> **Supplied information**

>> begin

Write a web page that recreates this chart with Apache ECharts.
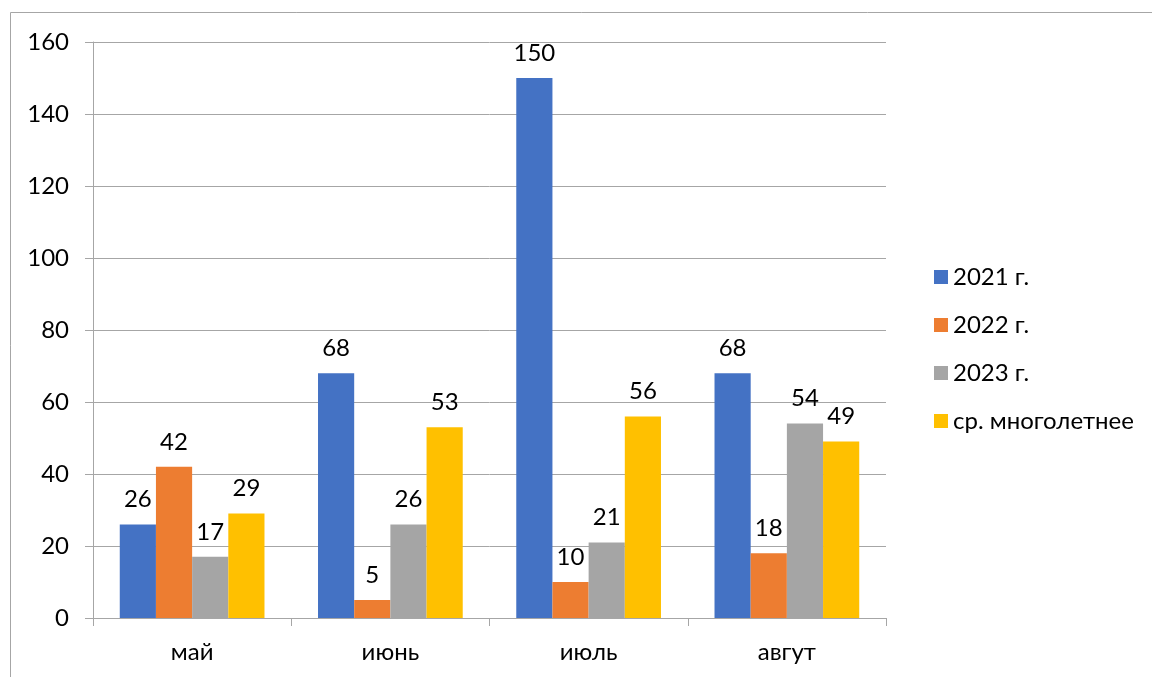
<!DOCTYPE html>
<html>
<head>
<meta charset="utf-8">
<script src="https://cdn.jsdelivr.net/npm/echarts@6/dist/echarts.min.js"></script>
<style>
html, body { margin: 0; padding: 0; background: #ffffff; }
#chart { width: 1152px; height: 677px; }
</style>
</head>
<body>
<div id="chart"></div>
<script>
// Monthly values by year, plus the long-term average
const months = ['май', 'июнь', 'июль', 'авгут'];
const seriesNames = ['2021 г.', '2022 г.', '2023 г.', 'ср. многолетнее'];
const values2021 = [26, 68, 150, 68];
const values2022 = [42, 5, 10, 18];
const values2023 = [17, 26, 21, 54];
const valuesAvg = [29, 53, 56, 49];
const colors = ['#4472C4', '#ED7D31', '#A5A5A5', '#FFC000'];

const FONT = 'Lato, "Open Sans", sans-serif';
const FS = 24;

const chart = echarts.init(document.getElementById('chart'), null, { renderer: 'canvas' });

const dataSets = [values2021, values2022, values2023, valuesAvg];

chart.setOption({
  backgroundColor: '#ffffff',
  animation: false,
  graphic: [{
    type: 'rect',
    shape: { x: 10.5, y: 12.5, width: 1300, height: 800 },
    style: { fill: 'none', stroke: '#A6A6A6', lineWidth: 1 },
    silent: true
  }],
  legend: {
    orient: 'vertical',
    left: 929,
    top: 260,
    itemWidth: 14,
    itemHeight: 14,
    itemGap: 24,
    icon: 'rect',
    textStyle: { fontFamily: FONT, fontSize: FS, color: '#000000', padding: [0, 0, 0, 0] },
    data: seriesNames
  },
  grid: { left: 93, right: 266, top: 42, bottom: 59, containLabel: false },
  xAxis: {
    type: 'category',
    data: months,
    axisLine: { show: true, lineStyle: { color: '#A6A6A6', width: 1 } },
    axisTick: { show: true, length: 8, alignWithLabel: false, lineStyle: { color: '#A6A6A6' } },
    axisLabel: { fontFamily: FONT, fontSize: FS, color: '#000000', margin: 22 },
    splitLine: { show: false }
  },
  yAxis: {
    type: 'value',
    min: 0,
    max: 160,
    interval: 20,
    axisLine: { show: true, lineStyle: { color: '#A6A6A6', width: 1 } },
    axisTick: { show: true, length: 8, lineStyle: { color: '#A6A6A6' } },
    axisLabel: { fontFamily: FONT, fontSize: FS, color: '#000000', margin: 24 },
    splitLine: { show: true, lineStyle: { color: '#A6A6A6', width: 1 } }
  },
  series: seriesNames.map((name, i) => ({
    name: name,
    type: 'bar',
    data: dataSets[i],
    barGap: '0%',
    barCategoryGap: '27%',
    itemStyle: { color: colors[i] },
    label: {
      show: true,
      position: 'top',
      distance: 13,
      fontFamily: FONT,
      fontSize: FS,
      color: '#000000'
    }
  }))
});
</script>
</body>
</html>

>> end

> **Written request**
Leave out the pictures and repeat the lines from the start of the material through the line with "values2022, values2023, valuesAvg];", inclusive.

> **Exercise response**
Write a web page that recreates this chart with Apache ECharts.
<!DOCTYPE html>
<html>
<head>
<meta charset="utf-8">
<script src="https://cdn.jsdelivr.net/npm/echarts@6/dist/echarts.min.js"></script>
<style>
html, body { margin: 0; padding: 0; background: #ffffff; }
#chart { width: 1152px; height: 677px; }
</style>
</head>
<body>
<div id="chart"></div>
<script>
// Monthly values by year, plus the long-term average
const months = ['май', 'июнь', 'июль', 'авгут'];
const seriesNames = ['2021 г.', '2022 г.', '2023 г.', 'ср. многолетнее'];
const values2021 = [26, 68, 150, 68];
const values2022 = [42, 5, 10, 18];
const values2023 = [17, 26, 21, 54];
const valuesAvg = [29, 53, 56, 49];
const colors = ['#4472C4', '#ED7D31', '#A5A5A5', '#FFC000'];

const FONT = 'Lato, "Open Sans", sans-serif';
const FS = 24;

const chart = echarts.init(document.getElementById('chart'), null, { renderer: 'canvas' });

const dataSets = [values2021, values2022, values2023, valuesAvg];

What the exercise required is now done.